### EXERCISE DESCRIPTION:
Take the line containing "Rebuild this chart" as the first line and the line containing "const trendX = [0, 0.2];" as the last, and output that span verbatim without any images.

### RECORDS SHOWN:

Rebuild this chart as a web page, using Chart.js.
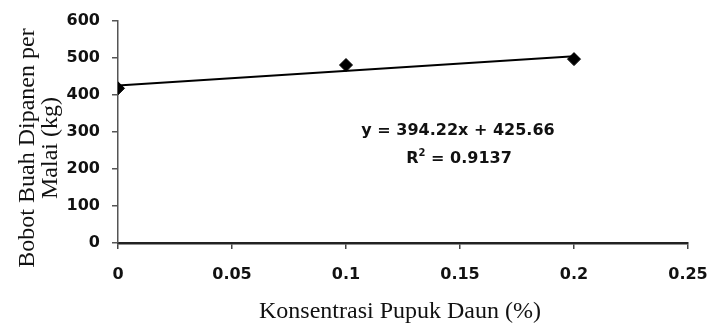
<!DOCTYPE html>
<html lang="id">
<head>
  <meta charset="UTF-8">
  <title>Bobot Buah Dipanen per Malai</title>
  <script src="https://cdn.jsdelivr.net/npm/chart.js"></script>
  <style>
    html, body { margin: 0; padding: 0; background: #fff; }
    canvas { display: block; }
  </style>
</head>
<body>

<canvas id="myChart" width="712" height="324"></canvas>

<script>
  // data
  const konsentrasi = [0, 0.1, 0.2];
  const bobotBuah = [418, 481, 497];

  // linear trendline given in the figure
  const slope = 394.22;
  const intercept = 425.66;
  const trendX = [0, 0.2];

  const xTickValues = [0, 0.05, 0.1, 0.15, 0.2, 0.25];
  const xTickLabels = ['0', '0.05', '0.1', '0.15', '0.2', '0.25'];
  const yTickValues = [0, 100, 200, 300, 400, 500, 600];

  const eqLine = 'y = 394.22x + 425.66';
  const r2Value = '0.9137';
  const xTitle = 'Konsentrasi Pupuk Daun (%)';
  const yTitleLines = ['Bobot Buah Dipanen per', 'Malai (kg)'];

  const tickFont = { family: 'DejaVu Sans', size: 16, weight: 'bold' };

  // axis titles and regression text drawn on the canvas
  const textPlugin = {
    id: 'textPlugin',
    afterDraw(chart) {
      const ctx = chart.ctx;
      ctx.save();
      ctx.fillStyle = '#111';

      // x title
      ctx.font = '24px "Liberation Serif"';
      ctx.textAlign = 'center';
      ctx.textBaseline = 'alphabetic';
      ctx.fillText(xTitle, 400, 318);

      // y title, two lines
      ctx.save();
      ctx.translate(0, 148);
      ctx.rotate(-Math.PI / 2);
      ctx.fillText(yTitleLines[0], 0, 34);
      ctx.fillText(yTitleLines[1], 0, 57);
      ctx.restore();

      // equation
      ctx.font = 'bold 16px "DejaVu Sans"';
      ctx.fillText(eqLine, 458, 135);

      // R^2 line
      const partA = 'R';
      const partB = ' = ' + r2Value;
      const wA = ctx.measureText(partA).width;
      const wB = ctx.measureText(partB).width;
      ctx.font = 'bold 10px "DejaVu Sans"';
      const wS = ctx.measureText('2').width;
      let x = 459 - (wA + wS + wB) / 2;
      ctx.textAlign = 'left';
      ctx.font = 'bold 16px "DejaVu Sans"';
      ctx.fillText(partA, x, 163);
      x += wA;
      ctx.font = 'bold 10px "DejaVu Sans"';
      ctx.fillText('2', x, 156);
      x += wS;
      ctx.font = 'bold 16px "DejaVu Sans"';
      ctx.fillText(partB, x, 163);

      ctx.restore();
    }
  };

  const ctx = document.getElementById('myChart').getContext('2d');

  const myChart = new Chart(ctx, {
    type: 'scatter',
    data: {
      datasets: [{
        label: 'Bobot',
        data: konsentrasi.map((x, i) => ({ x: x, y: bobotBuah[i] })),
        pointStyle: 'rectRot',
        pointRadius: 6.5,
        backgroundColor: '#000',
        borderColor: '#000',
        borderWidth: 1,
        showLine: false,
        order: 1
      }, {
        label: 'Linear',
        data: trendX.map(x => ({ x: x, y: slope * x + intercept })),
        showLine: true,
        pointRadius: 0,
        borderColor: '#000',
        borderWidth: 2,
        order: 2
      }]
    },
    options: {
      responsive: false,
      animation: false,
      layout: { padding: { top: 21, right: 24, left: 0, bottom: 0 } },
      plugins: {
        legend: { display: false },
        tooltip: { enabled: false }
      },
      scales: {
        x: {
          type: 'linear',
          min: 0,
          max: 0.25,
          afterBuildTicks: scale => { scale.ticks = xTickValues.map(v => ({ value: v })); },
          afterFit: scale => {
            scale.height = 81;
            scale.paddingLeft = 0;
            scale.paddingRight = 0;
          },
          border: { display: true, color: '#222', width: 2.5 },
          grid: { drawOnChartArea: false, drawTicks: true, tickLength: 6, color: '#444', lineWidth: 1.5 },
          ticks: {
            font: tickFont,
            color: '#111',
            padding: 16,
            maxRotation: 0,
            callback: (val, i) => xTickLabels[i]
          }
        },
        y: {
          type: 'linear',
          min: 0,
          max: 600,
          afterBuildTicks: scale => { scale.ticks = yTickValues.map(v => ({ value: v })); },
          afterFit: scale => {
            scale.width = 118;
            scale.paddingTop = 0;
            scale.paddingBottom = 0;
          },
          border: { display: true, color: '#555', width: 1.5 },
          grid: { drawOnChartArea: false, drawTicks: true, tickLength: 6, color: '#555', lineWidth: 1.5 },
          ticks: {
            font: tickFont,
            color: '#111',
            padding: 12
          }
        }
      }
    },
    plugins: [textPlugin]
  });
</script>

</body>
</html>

==

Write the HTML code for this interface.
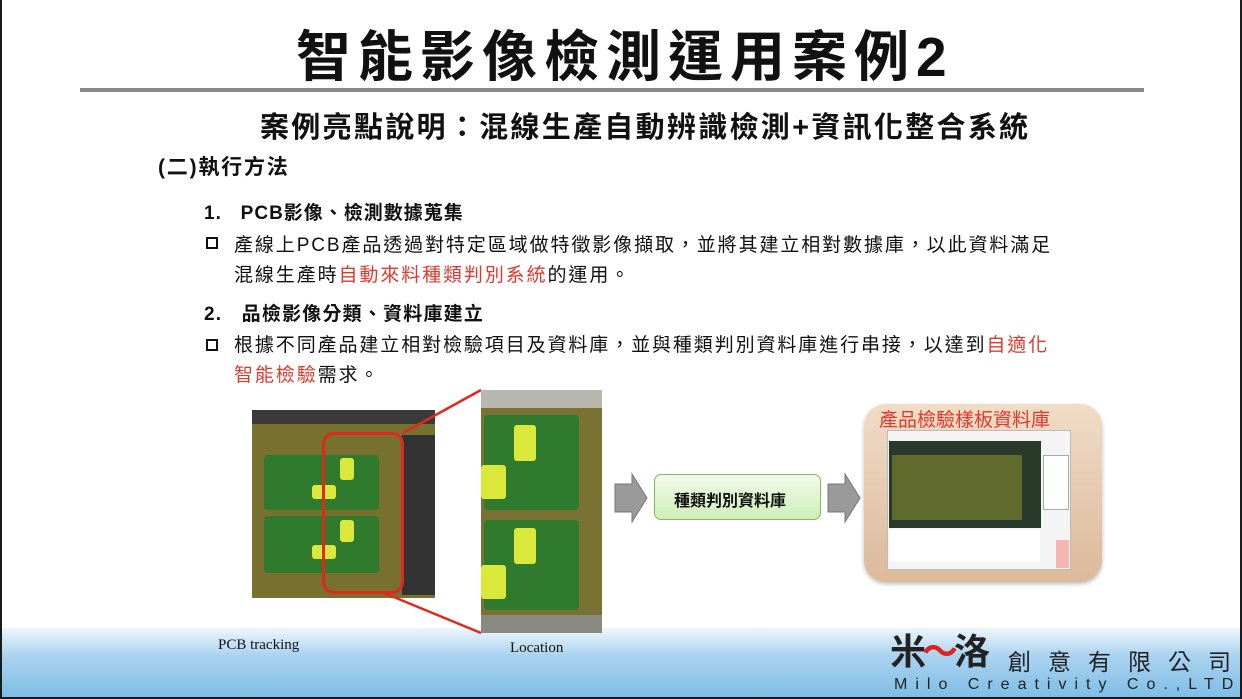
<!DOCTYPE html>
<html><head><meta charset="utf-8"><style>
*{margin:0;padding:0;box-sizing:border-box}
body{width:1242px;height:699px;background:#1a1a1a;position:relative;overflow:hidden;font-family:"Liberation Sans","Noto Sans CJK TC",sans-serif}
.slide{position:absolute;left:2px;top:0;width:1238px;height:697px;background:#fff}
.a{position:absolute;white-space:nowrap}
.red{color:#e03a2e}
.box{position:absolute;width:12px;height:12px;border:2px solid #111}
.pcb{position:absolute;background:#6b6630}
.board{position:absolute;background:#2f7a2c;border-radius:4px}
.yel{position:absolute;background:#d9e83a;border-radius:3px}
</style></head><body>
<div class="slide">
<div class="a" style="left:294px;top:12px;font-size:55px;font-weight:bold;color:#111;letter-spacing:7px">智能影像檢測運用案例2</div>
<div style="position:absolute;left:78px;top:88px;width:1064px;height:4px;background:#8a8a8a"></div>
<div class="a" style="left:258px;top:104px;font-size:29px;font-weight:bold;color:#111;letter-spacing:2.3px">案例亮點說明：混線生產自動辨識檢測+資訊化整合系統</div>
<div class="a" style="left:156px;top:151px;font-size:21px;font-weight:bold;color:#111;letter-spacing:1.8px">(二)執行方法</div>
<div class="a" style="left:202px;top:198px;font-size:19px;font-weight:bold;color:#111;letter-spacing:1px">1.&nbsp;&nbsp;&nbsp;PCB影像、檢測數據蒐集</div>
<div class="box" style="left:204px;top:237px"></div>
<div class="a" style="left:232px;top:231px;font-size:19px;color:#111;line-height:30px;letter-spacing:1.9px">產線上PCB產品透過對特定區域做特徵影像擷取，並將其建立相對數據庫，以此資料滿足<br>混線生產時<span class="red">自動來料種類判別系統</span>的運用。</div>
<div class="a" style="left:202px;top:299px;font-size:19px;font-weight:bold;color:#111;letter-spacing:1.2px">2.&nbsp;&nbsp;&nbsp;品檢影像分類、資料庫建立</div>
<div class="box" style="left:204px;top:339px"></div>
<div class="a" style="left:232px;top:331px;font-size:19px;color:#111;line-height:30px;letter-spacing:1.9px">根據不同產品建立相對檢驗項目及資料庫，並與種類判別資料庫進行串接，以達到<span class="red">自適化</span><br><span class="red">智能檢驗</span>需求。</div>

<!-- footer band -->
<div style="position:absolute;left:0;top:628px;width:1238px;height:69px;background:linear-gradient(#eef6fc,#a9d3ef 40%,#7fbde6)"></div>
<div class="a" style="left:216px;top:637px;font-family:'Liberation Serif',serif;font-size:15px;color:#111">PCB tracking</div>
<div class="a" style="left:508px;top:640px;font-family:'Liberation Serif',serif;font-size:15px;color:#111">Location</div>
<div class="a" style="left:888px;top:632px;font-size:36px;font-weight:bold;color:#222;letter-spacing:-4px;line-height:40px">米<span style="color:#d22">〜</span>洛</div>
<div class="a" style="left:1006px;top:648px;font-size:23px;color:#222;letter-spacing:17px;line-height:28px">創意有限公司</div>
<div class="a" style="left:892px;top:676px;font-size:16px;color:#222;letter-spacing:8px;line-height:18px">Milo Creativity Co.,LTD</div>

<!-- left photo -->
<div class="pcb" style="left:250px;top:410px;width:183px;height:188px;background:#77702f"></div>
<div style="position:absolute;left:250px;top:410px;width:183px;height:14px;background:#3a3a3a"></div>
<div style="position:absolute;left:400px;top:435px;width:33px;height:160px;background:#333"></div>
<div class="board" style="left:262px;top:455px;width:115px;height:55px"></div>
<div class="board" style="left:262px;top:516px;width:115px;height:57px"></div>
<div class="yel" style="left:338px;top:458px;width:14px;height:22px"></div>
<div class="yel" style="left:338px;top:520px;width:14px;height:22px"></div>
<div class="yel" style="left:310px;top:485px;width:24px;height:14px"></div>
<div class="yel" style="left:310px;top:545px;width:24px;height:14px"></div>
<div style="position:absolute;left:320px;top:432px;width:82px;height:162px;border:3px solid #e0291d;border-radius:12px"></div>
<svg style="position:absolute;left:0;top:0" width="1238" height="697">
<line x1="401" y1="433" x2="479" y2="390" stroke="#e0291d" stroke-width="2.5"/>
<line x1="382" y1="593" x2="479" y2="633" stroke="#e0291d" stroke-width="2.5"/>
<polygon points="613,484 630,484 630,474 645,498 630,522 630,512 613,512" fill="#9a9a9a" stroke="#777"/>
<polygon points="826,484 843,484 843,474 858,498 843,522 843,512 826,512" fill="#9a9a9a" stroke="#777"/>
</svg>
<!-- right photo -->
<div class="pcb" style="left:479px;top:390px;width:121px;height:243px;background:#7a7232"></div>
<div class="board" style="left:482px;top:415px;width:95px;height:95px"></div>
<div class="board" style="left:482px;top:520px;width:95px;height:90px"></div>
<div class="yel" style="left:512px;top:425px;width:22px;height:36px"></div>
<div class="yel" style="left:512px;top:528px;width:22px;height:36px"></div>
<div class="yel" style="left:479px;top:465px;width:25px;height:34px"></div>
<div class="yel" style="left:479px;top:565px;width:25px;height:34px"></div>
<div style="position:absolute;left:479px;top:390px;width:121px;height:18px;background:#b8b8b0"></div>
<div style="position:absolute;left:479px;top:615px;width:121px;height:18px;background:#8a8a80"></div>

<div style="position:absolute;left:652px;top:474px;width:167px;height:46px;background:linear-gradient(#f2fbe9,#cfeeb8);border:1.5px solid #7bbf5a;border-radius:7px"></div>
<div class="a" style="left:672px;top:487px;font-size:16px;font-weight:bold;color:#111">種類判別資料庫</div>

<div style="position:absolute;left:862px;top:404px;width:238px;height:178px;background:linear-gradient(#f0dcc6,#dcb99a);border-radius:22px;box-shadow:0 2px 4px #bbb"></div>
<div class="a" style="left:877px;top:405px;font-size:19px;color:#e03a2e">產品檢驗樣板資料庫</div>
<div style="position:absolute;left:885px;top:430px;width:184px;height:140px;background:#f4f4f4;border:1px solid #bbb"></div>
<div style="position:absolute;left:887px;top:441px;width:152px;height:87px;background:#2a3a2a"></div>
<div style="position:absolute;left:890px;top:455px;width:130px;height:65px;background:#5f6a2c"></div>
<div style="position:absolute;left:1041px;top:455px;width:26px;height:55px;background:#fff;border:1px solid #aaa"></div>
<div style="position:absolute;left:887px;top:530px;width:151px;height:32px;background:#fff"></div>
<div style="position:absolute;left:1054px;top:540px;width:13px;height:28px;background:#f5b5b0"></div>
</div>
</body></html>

### TASK OUTPUT:
Rebuild this chart as a web page, using Chart.js.
<!DOCTYPE html>
<html lang="id">
<head>
  <meta charset="UTF-8">
  <title>Bobot Buah Dipanen per Malai</title>
  <script src="https://cdn.jsdelivr.net/npm/chart.js"></script>
  <style>
    html, body { margin: 0; padding: 0; background: #fff; }
    canvas { display: block; }
  </style>
</head>
<body>

<canvas id="myChart" width="712" height="324"></canvas>

<script>
  // data
  const konsentrasi = [0, 0.1, 0.2];
  const bobotBuah = [418, 481, 497];

  // linear trendline given in the figure
  const slope = 394.22;
  const intercept = 425.66;
  const trendX = [0, 0.2];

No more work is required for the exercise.